Collected material:

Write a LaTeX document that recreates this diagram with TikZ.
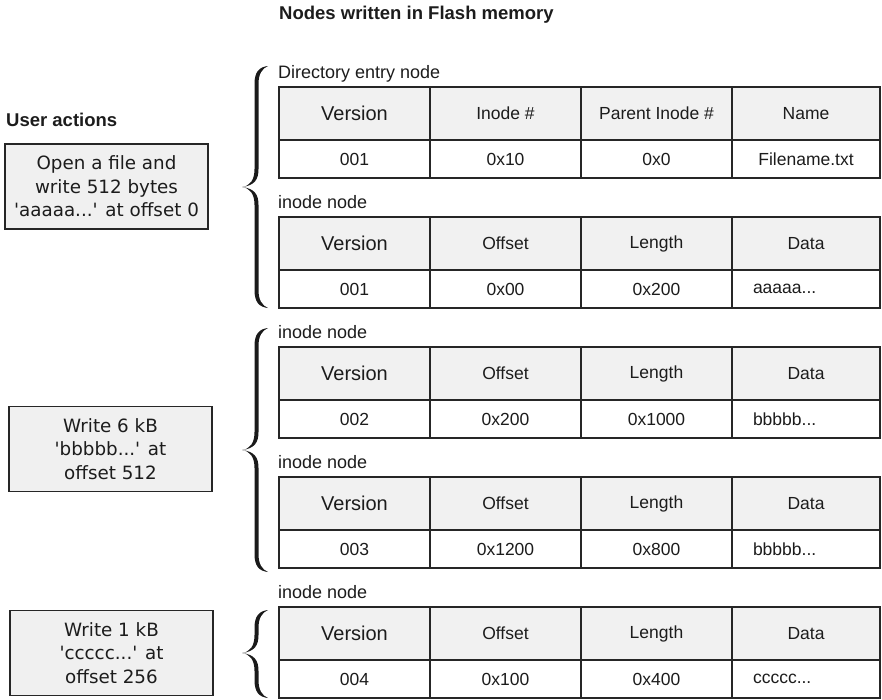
\documentclass[tikz,border=0pt]{standalone}
\usepackage{fontspec}
\setmainfont{Liberation Sans}
\newfontfamily\dejavu{DejaVu Sans}[Ligatures=TeXOff]
\definecolor{linecol}{HTML}{262626}
\definecolor{txtcol}{HTML}{1C1C1C}
\definecolor{hdrfill}{HTML}{F1F1F1}
\definecolor{boxfill}{HTML}{F0F0F0}
\definecolor{bracecol}{HTML}{1A1A1A}
\tikzset{
  cellbase/.style={draw=linecol, line width=1.2pt, inner sep=0pt, text=txtcol,
    font=\fontsize{17.5}{20}\selectfont},
  hcell/.style={cellbase, fill=hdrfill, minimum height=53},
  rcell/.style={cellbase, fill=white, minimum height=38},
  verfont/.style={font=\fontsize{20}{22}\selectfont},
  leftdata/.style={text width=106, align=left},
  ubox/.style={draw=linecol, line width=1.3pt, fill=boxfill, align=center, text=txtcol,
    font=\dejavu\fontsize{18.3}{23.5}\selectfont, minimum width=203, minimum height=85, inner sep=0pt},
  lab/.style={anchor=base west, inner sep=0pt, text=txtcol, font=\fontsize{18}{20}\selectfont},
  boldlab/.style={anchor=base west, inner sep=0pt, text=txtcol, font=\bfseries\fontsize{18.5}{20}\selectfont}
}
% header row: prefix, top, label text, h2, h3, h4
\newcommand\fhead[6]{%
  \node[lab] (#1lab) at (278,{#2-8.5}) {#3};
  \node[hcell, verfont, minimum width=151] (#1h1) at (354.5,{#2+26.5}) {Version};
  \node[hcell, minimum width=151] (#1h2) at (505.5,{#2+26.5}) {#4};
  \node[hcell, minimum width=151] (#1h3) at (656.5,{#2+26.5}) {#5};
  \node[hcell, minimum width=148] (#1h4) at (806,{#2+26.5}) {#6};
}
% value row: prefix, top, v1, v2, v3, v4, options of last cell
\newcommand\frow[7]{%
  \node[rcell, minimum width=151] (#1r1) at (354.5,{#2+72}) {#3};
  \node[rcell, minimum width=151] (#1r2) at (505.5,{#2+72}) {#4};
  \node[rcell, minimum width=151] (#1r3) at (656.5,{#2+72}) {#5};
  \node[rcell, minimum width=148, #7] (#1r4) at (806,{#2+72}) {#6};
}
% brace: top y, tip y, bottom y
\newcommand\fbrace[3]{%
  \fill[bracecol] (268,#1)
   .. controls (259,{#1+1}) and (254.5,{#1+6}) .. (254.5,{#1+18})
   -- (254.5,{#2-18})
   .. controls (254.5,{#2-7}) and (250,{#2-1}) .. (242,#2)
   .. controls (250,{#2+1}) and (254.5,{#2+7}) .. (254.5,{#2+18})
   -- (254.5,{#3-18})
   .. controls (254.5,{#3-6}) and (259,{#3-1}) .. (268,#3)
   .. controls (262,{#3-2.5}) and (258.5,{#3-8}) .. (258.5,{#3-18})
   -- (258.5,{#2+18})
   .. controls (258.5,{#2+8}) and (255,{#2+1.5}) .. (242,#2)
   .. controls (255,{#2-1.5}) and (258.5,{#2-8}) .. (258.5,{#2-18})
   -- (258.5,{#1+18})
   .. controls (258.5,{#1+8}) and (262,{#1+2.5}) .. (268,#1) -- cycle;
}
\begin{document}
\begin{tikzpicture}[x=1pt,y=-1pt]
\useasboundingbox (0,0) rectangle (882,699);

\node[boldlab] (title) at (279,19) {Nodes written in Flash memory};
\node[boldlab] (useract) at (6,126) {User actions};

\node[ubox] (act1) at (106.5,186.5) {Open a file and\\write 512 bytes\\'aaaaa...' at offset 0};
\node[ubox] (act2) at (110.5,449) {Write 6 kB\\'bbbbb...' at\\offset 512};
\node[ubox] (act3) at (111.5,653) {Write 1 kB\\'ccccc...' at\\offset 256};

\fbrace{66}{187}{308}
\fbrace{328}{450}{572}
\fbrace{610}{653}{698}

\fhead{ta}{87}{Directory entry node}{Inode \#}{Parent Inode \#}{Name}
\frow{ta}{87}{001}{0x10}{0x0}{Filename.txt}{}

\fhead{tb}{217}{inode node}{Offset}{Length}{Data}
\frow{tb}{217}{001}{0x00}{0x200}{aaaaa...}{leftdata}

\fhead{tc}{347}{inode node}{Offset}{Length}{Data}
\frow{tc}{347}{002}{0x200}{0x1000}{bbbbb...}{leftdata}

\fhead{td}{477}{inode node}{Offset}{Length}{Data}
\frow{td}{477}{003}{0x1200}{0x800}{bbbbb...}{leftdata}

\fhead{te}{607}{inode node}{Offset}{Length}{Data}
\frow{te}{607}{004}{0x100}{0x400}{ccccc...}{leftdata}
\end{tikzpicture}
\end{document}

Exercise: Quote the full listing above word for word; exclude every picture from the copy.

Completed exercise:
Write a LaTeX document that recreates this diagram with TikZ.
\documentclass[tikz,border=0pt]{standalone}
\usepackage{fontspec}
\setmainfont{Liberation Sans}
\newfontfamily\dejavu{DejaVu Sans}[Ligatures=TeXOff]
\definecolor{linecol}{HTML}{262626}
\definecolor{txtcol}{HTML}{1C1C1C}
\definecolor{hdrfill}{HTML}{F1F1F1}
\definecolor{boxfill}{HTML}{F0F0F0}
\definecolor{bracecol}{HTML}{1A1A1A}
\tikzset{
  cellbase/.style={draw=linecol, line width=1.2pt, inner sep=0pt, text=txtcol,
    font=\fontsize{17.5}{20}\selectfont},
  hcell/.style={cellbase, fill=hdrfill, minimum height=53},
  rcell/.style={cellbase, fill=white, minimum height=38},
  verfont/.style={font=\fontsize{20}{22}\selectfont},
  leftdata/.style={text width=106, align=left},
  ubox/.style={draw=linecol, line width=1.3pt, fill=boxfill, align=center, text=txtcol,
    font=\dejavu\fontsize{18.3}{23.5}\selectfont, minimum width=203, minimum height=85, inner sep=0pt},
  lab/.style={anchor=base west, inner sep=0pt, text=txtcol, font=\fontsize{18}{20}\selectfont},
  boldlab/.style={anchor=base west, inner sep=0pt, text=txtcol, font=\bfseries\fontsize{18.5}{20}\selectfont}
}
% header row: prefix, top, label text, h2, h3, h4
\newcommand\fhead[6]{%
  \node[lab] (#1lab) at (278,{#2-8.5}) {#3};
  \node[hcell, verfont, minimum width=151] (#1h1) at (354.5,{#2+26.5}) {Version};
  \node[hcell, minimum width=151] (#1h2) at (505.5,{#2+26.5}) {#4};
  \node[hcell, minimum width=151] (#1h3) at (656.5,{#2+26.5}) {#5};
  \node[hcell, minimum width=148] (#1h4) at (806,{#2+26.5}) {#6};
}
% value row: prefix, top, v1, v2, v3, v4, options of last cell
\newcommand\frow[7]{%
  \node[rcell, minimum width=151] (#1r1) at (354.5,{#2+72}) {#3};
  \node[rcell, minimum width=151] (#1r2) at (505.5,{#2+72}) {#4};
  \node[rcell, minimum width=151] (#1r3) at (656.5,{#2+72}) {#5};
  \node[rcell, minimum width=148, #7] (#1r4) at (806,{#2+72}) {#6};
}
% brace: top y, tip y, bottom y
\newcommand\fbrace[3]{%
  \fill[bracecol] (268,#1)
   .. controls (259,{#1+1}) and (254.5,{#1+6}) .. (254.5,{#1+18})
   -- (254.5,{#2-18})
   .. controls (254.5,{#2-7}) and (250,{#2-1}) .. (242,#2)
   .. controls (250,{#2+1}) and (254.5,{#2+7}) .. (254.5,{#2+18})
   -- (254.5,{#3-18})
   .. controls (254.5,{#3-6}) and (259,{#3-1}) .. (268,#3)
   .. controls (262,{#3-2.5}) and (258.5,{#3-8}) .. (258.5,{#3-18})
   -- (258.5,{#2+18})
   .. controls (258.5,{#2+8}) and (255,{#2+1.5}) .. (242,#2)
   .. controls (255,{#2-1.5}) and (258.5,{#2-8}) .. (258.5,{#2-18})
   -- (258.5,{#1+18})
   .. controls (258.5,{#1+8}) and (262,{#1+2.5}) .. (268,#1) -- cycle;
}
\begin{document}
\begin{tikzpicture}[x=1pt,y=-1pt]
\useasboundingbox (0,0) rectangle (882,699);

\node[boldlab] (title) at (279,19) {Nodes written in Flash memory};
\node[boldlab] (useract) at (6,126) {User actions};

\node[ubox] (act1) at (106.5,186.5) {Open a file and\\write 512 bytes\\'aaaaa...' at offset 0};
\node[ubox] (act2) at (110.5,449) {Write 6 kB\\'bbbbb...' at\\offset 512};
\node[ubox] (act3) at (111.5,653) {Write 1 kB\\'ccccc...' at\\offset 256};

\fbrace{66}{187}{308}
\fbrace{328}{450}{572}
\fbrace{610}{653}{698}

\fhead{ta}{87}{Directory entry node}{Inode \#}{Parent Inode \#}{Name}
\frow{ta}{87}{001}{0x10}{0x0}{Filename.txt}{}

\fhead{tb}{217}{inode node}{Offset}{Length}{Data}
\frow{tb}{217}{001}{0x00}{0x200}{aaaaa...}{leftdata}

\fhead{tc}{347}{inode node}{Offset}{Length}{Data}
\frow{tc}{347}{002}{0x200}{0x1000}{bbbbb...}{leftdata}

\fhead{td}{477}{inode node}{Offset}{Length}{Data}
\frow{td}{477}{003}{0x1200}{0x800}{bbbbb...}{leftdata}

\fhead{te}{607}{inode node}{Offset}{Length}{Data}
\frow{te}{607}{004}{0x100}{0x400}{ccccc...}{leftdata}
\end{tikzpicture}
\end{document}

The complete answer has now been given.